Market Overview
Prediction market participants are currently assigning a 5 percent probability to the occurrence of a magnitude 10.0 or higher earthquake anywhere on Earth between December 8, 2025 and December 31, 2026. With $589,842 in volume, the market reflects relatively stable conviction around this low-probability outcome. The timeframe spans just over one year, and the market uses the U.S. Geological Survey's Earthquake Hazards Program as its authoritative resolution source.
Why It Matters
Magnitude 10.0 earthquakes represent a threshold of scientific and public interest because they would rank among the most powerful seismic events ever recorded. Such an event would cause catastrophic damage across continental scales and potentially trigger secondary disasters including tsunamis, landslides, and aftershocks of unprecedented magnitude.
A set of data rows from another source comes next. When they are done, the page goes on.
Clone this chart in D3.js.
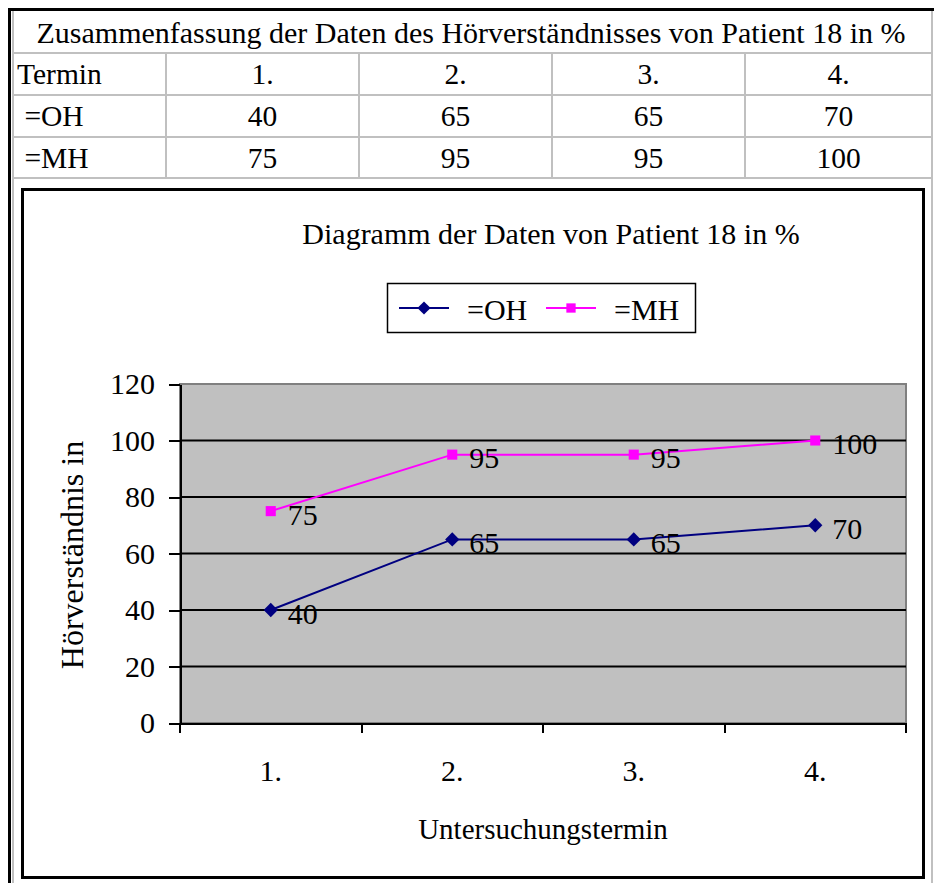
<!DOCTYPE html>
<html lang="de">
<head>
  <meta charset="UTF-8">
  <title>Diagramm der Daten von Patient 18 in %</title>
  <script src="https://d3js.org/d3.v7.min.js"></script>
  <style>
    body { margin: 0; background: #fff; }
    svg { display: block; }
    svg text { font-family: "Liberation Serif", "Times New Roman", serif; fill: #000; }
    .axis path, .axis line { shape-rendering: crispEdges; }
  </style>
</head>
<body>
  <svg id="chart" width="934" height="883"></svg>
  <script>
    // Daten
    const termine = ["1.", "2.", "3.", "4."];
    const ohWerte = [40, 65, 65, 70];
    const mhWerte = [75, 95, 95, 100];
    const yTicks = [0, 20, 40, 60, 80, 100, 120];
    const serien = [
      { name: "=OH", werte: ohWerte, farbe: "#000080", symbol: d3.symbolDiamond2 },
      { name: "=MH", werte: mhWerte, farbe: "#ff00ff", symbol: d3.symbolSquare2 }
    ];

    const svg = d3.select("#chart");
    const grau = "#c0c0c0";

    // Tabelle oben
    const tabelle = svg.append("g");
    const spalten = [12, 166, 359, 552, 745, 932];
    const zeilen = [11, 53, 95, 137, 178];

    // horizontale Linien
    tabelle.selectAll(".hlinie")
      .data(zeilen.slice(1))
      .enter().append("line")
      .attr("x1", 12).attr("x2", 932)
      .attr("y1", d => d).attr("y2", d => d)
      .attr("stroke", grau).attr("stroke-width", 2);

    // vertikale Linien der Datenzeilen
    tabelle.selectAll(".vlinie")
      .data(spalten.slice(1, -1))
      .enter().append("line")
      .attr("x1", d => d).attr("x2", d => d)
      .attr("y1", zeilen[1]).attr("y2", zeilen[4])
      .attr("stroke", grau).attr("stroke-width", 2);

    // Außenlinien
    svg.append("line").attr("x1", 13).attr("x2", 13).attr("y1", 11).attr("y2", 883)
      .attr("stroke", grau).attr("stroke-width", 2);
    svg.append("line").attr("x1", 932).attr("x2", 932).attr("y1", 11).attr("y2", 883)
      .attr("stroke", grau).attr("stroke-width", 2);
    svg.append("line").attr("x1", 9.5).attr("x2", 9.5).attr("y1", 8).attr("y2", 883)
      .attr("stroke", "#000").attr("stroke-width", 3);
    svg.append("line").attr("x1", 8).attr("x2", 934).attr("y1", 9.5).attr("y2", 9.5)
      .attr("stroke", "#000").attr("stroke-width", 3);

    tabelle.append("text")
      .attr("x", 471).attr("y", (zeilen[0] + zeilen[1]) / 2)
      .attr("text-anchor", "middle").attr("dominant-baseline", "central")
      .style("font-size", "30px")
      .text("Zusammenfassung der Daten des Hörverständnisses von Patient 18 in %");

    const tabZeilen = [
      ["Termin"].concat(termine),
      ["\u00a0=OH"].concat(ohWerte),
      ["\u00a0=MH"].concat(mhWerte)
    ];
    tabZeilen.forEach((zeile, i) => {
      const yMitte = (zeilen[i + 1] + zeilen[i + 2]) / 2;
      tabelle.selectAll(".zelle" + i)
        .data(zeile)
        .enter().append("text")
        .attr("x", (d, j) => j === 0 ? 17 : (spalten[j] + spalten[j + 1]) / 2)
        .attr("y", yMitte)
        .attr("text-anchor", (d, j) => j === 0 ? "start" : "middle")
        .attr("dominant-baseline", "central")
        .style("font-size", "29.5px")
        .text(d => d);
    });

    // Diagrammrahmen
    svg.append("rect")
      .attr("x", 22.5).attr("y", 189.5).attr("width", 901).attr("height", 688)
      .attr("fill", "#fff").attr("stroke", "#000").attr("stroke-width", 3);

    svg.append("text")
      .attr("x", 551).attr("y", 233)
      .attr("text-anchor", "middle").attr("dominant-baseline", "central")
      .style("font-size", "30px")
      .text("Diagramm der Daten von Patient 18 in %");

    // Plotbereich
    const plot = { left: 180, right: 906, top: 384, bottom: 723 };

    const x = d3.scaleBand()
      .domain(termine)
      .range([plot.left, plot.right])
      .padding(0);

    const y = d3.scaleLinear()
      .domain([0, 120])
      .range([plot.bottom, plot.top]);

    svg.append("rect")
      .attr("x", plot.left).attr("y", plot.top)
      .attr("width", plot.right - plot.left).attr("height", plot.bottom - plot.top)
      .attr("fill", "#c0c0c0").attr("stroke", "#808080").attr("stroke-width", 2);

    // Gitternetzlinien
    svg.append("g")
      .selectAll("line")
      .data(yTicks.filter(d => d > 0 && d < 120))
      .enter().append("line")
      .attr("x1", plot.left).attr("x2", plot.right)
      .attr("y1", d => y(d)).attr("y2", d => y(d))
      .attr("stroke", "#000").attr("stroke-width", 2);

    // Y-Achse
    const yAchse = svg.append("g")
      .attr("class", "axis")
      .attr("transform", `translate(${plot.left},0)`)
      .call(d3.axisLeft(y).tickValues(yTicks).tickSize(11).tickPadding(14).tickSizeOuter(0));
    yAchse.select(".domain").attr("stroke", "#000").attr("stroke-width", 2);
    yAchse.selectAll(".tick line").attr("stroke", "#000").attr("stroke-width", 2);
    yAchse.selectAll(".tick text").style("font-size", "30px");

    // X-Achse: Striche an Kategoriegrenzen
    const grenzen = termine.map(t => x(t)).concat([plot.right]);
    const xAchse = svg.append("g")
      .attr("class", "axis")
      .attr("transform", `translate(0,${plot.bottom})`)
      .call(d3.axisBottom(x).tickSize(0).tickPadding(37));
    xAchse.select(".domain").attr("stroke", "#000").attr("stroke-width", 2);
    xAchse.selectAll(".tick text").style("font-size", "30px");
    xAchse.selectAll(".grenze")
      .data(grenzen)
      .enter().append("line")
      .attr("x1", d => d).attr("x2", d => d)
      .attr("y1", 0).attr("y2", 10)
      .attr("stroke", "#000").attr("stroke-width", 2);

    // Achsentitel
    svg.append("text")
      .attr("x", 543).attr("y", 829)
      .attr("text-anchor", "middle").attr("dominant-baseline", "central")
      .style("font-size", "29px")
      .text("Untersuchungstermin");

    svg.append("text")
      .attr("transform", "translate(72,555) rotate(-90)")
      .attr("text-anchor", "middle").attr("dominant-baseline", "central")
      .style("font-size", "32px")
      .text("Hörverständnis in");

    // Linien und Symbole
    const linie = d3.line()
      .x((d, i) => x(termine[i]) + x.bandwidth() / 2)
      .y(d => y(d));

    serien.forEach(s => {
      const g = svg.append("g");
      g.append("path")
        .datum(s.werte)
        .attr("d", linie)
        .attr("fill", "none")
        .attr("stroke", s.farbe)
        .attr("stroke-width", 2);

      g.selectAll(".punkt")
        .data(s.werte)
        .enter().append("path")
        .attr("transform", (d, i) => `translate(${x(termine[i]) + x.bandwidth() / 2},${y(d)})`)
        .attr("d", d3.symbol().type(s.symbol).size(130))
        .attr("fill", s.farbe);

      g.selectAll(".wert")
        .data(s.werte)
        .enter().append("text")
        .attr("x", (d, i) => x(termine[i]) + x.bandwidth() / 2 + 17)
        .attr("y", d => y(d) + 3)
        .attr("dominant-baseline", "central")
        .style("font-size", "30px")
        .text(d => d);
    });

    // Legende
    const legende = svg.append("g").attr("transform", "translate(387,283)");
    legende.append("rect")
      .attr("x", 0.5).attr("y", 0.5).attr("width", 308).attr("height", 49)
      .attr("fill", "#fff").attr("stroke", "#000").attr("stroke-width", 1.5);
    const legX = [12, 159];
    serien.forEach((s, i) => {
      const lg = legende.append("g").attr("transform", `translate(${legX[i]},25)`);
      lg.append("line").attr("x1", 0).attr("x2", 50).attr("y1", 0).attr("y2", 0)
        .attr("stroke", s.farbe).attr("stroke-width", 2);
      lg.append("path")
        .attr("transform", "translate(25,0)")
        .attr("d", d3.symbol().type(s.symbol).size(110))
        .attr("fill", s.farbe);
      lg.append("text")
        .attr("x", 68).attr("y", 1)
        .attr("dominant-baseline", "central")
        .style("font-size", "30px")
        .text(s.name);
    });
  </script>
</body>
</html>
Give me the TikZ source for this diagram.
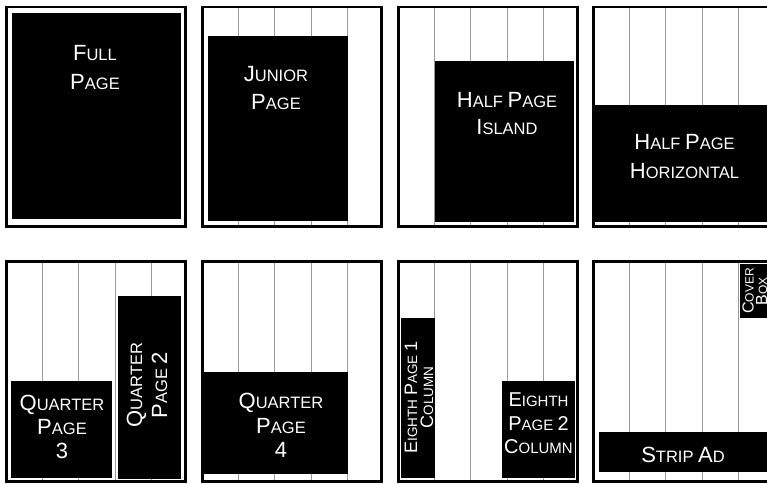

The market probability thus reflects not only seismic science but also the stakes involved in extreme natural hazards. Understanding how markets price tail-risk geological events can inform discussions about catastrophic risk assessment and resource allocation for disaster preparedness.
Key Factors
The 5 percent pricing is grounded in seismic history and physics. The largest recorded earthquake on Earth was the 1960 Great Chilean Earthquake, measured at magnitude 9.5. No magnitude 10.0 event has ever been recorded in instrumental seismic history, which extends roughly 120 years. The magnitude scale is logarithmic, meaning each step represents roughly 32 times more energy release; a magnitude 10.0 would require energy release substantially beyond anything observed in the modern record. Seismologists generally consider magnitude 10.0 possible in principle—the Earth's tectonic mechanics do not forbid it—but extraordinarily unlikely within any short timeframe. The probability assigned likely reflects both historical frequency data and expert judgments about the physical limits of fault rupture.
Outlook
The market probability may shift primarily through two channels. New seismic activity of extreme magnitude would directly alter odds, though any magnitude 9.5 or higher event would likely trigger immediate reassessment. Alternatively, updated scientific consensus on maximum plausible earthquake magnitudes could influence trader behavior, though such major revisions are uncommon. Barring significant tectonic activity or new seismic science, the 5 percent level appears likely to hold as a baseline assessment of a low-probability, high-impact event.